Although fintech has been around for more than 10 years, the vast majority of speakers agreed that MENA lenders still have a long way to go in taking advantage of new technologies and innovations.

“Data for example is a fantastic opportunity for the industry. Banks have a lot of information but the issue is how are they using it today?” asked James Cliffe managing director Europe and MEA at Refinitiv.

“There has been a lot of change but we still need more e-KYC, more sandboxes, more cashless ecosystems,” said Otto Williams VP, head of Strategic Partnerships, Fintechs and Ventures, CEMEA Visa.
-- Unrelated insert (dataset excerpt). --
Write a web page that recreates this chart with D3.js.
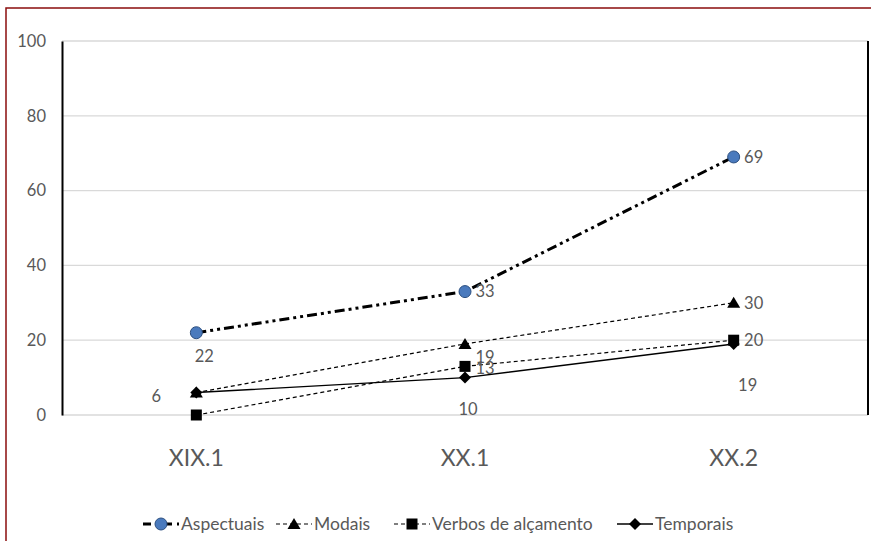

One of the main obstacles to growing innovation seems to be difficulty to scale. Although several lenders said they were open to partnerships with tech entrepreneurs and other players such as telecom providers, scaling geographically continues to be a challenge.

“Cross-border is still an issue, yet there is great potential in our region and the more we do it, the less we need big technology companies in the future,” argued al-Mansouri.

Think Like a Tech Titan

Giant tech firms such as Apple, Amazon, Facebook, AliPay or Wechat are stepping up to grab their share of the global financial sector. It is a reality banks will have to face sooner than later, in all parts of the world. In his keynote speech, Governor Al-Hashel from the Central Bank of Kuwait stressed that “banks could find themselves sidelined by big-techs.”To counter the storm, he says, lenders should overcome five challenges: customer loyalty, value, efficiency, resilience, and talent.
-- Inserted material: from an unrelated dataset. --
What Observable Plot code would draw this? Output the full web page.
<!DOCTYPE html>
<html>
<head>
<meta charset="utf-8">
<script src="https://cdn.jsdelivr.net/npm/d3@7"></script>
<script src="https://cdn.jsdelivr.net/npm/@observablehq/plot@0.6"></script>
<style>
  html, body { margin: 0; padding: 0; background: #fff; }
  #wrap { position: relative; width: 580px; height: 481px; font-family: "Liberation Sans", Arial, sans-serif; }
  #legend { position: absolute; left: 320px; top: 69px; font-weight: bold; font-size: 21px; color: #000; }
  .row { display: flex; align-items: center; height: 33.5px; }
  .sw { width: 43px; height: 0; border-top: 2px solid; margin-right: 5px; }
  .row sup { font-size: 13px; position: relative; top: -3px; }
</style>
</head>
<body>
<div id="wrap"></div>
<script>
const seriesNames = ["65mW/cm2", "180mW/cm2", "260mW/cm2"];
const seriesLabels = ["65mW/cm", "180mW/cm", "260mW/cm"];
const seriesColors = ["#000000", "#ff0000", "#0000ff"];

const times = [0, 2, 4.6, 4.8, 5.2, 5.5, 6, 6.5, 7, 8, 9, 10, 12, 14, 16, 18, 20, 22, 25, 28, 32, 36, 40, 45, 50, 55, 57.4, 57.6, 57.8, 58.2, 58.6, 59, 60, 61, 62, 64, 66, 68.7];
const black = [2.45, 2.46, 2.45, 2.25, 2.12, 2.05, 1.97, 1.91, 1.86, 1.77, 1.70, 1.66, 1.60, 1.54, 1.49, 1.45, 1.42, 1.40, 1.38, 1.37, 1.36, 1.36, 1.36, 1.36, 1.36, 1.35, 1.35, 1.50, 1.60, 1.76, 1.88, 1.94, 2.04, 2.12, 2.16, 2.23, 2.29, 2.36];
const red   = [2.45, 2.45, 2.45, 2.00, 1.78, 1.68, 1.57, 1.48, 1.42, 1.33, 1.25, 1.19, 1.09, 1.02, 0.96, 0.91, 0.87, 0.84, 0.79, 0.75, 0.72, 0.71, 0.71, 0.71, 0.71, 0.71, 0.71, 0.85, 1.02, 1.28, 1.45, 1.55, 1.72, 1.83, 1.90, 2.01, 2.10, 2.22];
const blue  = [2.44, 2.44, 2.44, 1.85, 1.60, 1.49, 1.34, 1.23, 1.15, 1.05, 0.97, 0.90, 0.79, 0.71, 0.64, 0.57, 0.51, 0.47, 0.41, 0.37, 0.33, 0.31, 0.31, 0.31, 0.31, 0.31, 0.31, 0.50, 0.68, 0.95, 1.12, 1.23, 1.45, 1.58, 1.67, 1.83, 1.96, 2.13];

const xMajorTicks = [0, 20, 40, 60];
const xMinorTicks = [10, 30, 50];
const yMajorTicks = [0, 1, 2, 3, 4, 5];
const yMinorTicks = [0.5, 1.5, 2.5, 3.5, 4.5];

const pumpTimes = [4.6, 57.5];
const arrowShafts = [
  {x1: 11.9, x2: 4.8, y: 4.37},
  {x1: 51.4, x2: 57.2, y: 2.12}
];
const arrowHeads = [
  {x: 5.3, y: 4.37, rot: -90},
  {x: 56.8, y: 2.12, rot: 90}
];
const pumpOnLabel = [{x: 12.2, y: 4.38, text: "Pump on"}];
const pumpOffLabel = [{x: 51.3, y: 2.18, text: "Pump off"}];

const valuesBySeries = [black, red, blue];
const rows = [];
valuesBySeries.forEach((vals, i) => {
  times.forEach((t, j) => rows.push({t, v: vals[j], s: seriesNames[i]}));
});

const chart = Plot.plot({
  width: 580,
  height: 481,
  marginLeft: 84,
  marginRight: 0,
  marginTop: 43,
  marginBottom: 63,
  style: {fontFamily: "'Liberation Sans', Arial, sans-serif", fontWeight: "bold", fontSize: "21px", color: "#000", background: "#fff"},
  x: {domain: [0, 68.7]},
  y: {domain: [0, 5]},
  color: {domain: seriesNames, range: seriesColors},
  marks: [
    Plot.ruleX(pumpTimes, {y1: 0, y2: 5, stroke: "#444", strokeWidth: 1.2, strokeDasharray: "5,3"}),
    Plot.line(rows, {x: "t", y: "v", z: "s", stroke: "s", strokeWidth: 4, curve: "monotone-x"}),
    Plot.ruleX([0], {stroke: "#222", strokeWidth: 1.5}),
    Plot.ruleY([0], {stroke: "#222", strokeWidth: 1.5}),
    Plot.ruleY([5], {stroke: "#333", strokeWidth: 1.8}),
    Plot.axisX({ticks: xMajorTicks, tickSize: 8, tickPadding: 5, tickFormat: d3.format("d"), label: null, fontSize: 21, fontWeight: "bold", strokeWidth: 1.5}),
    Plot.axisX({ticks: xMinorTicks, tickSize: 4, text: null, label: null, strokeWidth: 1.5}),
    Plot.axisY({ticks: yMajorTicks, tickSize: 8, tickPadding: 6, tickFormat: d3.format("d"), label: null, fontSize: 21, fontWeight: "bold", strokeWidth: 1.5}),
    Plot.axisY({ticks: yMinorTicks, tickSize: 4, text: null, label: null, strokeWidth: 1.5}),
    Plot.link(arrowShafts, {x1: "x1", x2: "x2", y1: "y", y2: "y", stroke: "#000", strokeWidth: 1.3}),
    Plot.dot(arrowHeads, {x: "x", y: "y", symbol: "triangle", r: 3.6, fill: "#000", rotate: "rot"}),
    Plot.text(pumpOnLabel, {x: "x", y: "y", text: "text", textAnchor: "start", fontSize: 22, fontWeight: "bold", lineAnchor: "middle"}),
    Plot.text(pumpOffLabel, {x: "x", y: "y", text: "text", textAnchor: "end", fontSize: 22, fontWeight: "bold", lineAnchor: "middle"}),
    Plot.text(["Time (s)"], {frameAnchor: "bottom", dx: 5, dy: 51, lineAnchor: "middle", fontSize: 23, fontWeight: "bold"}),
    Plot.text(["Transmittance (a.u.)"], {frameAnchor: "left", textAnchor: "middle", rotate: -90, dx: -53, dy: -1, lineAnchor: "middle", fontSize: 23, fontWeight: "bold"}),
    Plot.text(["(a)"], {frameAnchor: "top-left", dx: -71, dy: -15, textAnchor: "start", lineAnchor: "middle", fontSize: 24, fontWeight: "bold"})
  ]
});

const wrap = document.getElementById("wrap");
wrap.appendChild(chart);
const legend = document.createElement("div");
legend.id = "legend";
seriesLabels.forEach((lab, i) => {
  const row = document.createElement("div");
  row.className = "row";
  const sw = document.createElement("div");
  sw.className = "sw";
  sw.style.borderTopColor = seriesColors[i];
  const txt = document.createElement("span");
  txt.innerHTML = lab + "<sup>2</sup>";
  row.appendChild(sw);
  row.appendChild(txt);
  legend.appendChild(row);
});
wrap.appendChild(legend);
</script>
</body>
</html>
“Customers are all asking us when is Apple Pay coming in,” says Adel Abdul Wahab Al-Majed, vice chairman of Kuwait’s Boubyan bank.

Regulators admit they have little power to supervise the newcomers. “Big Techs offer services to your people yet they are beyond your juridisdiction and you have no control over them. This will ultimately change the role of the regulator,” argued Rasheed Mohammad Al Maraj, Governor of the Central Bank of Bahrain.

“For banks to survive we have too change the mindset. We need to think like a big tech with a banking license,” said Abdul Aziz al Ghurair, CEO of Mashreq group.

Human Capital Key

Throughout the different panels, speakers highlighted the crucial role of human resources in changing the mindsets.

“Today we need 30%-40% of banks’ staff to have a tech background. There are so many new jobs like head of digital strategy, head of cloud or data scientist… Those jobs did not exist three years ago and [the] talent [they require]is hard to find,” said Abdul Aziz al Ghurair, CEO of Mashreq.

Here as well, countries have a responsibility to educate—not only the youth butcurrent employees as well.

“Cybersecurity is as important as any living skill. It should be taught at primary school,” said Governor Datuk Nor Shamsiah Mohd Yunus from the Central Bank of Malaysia.

“We need to prepare our graduates for a shift in the labor market,” argued Hashel stressing the importance of offering training to current staff members as well.

Education can go both ways. “It can be difficult to teach a regulator technology but maybe it should be the other way around. We could bring tech savvy people in and teach them regulation,” says Mubarak Rashid al Mansouri Governor the Central Bank of the United Arab Emirates.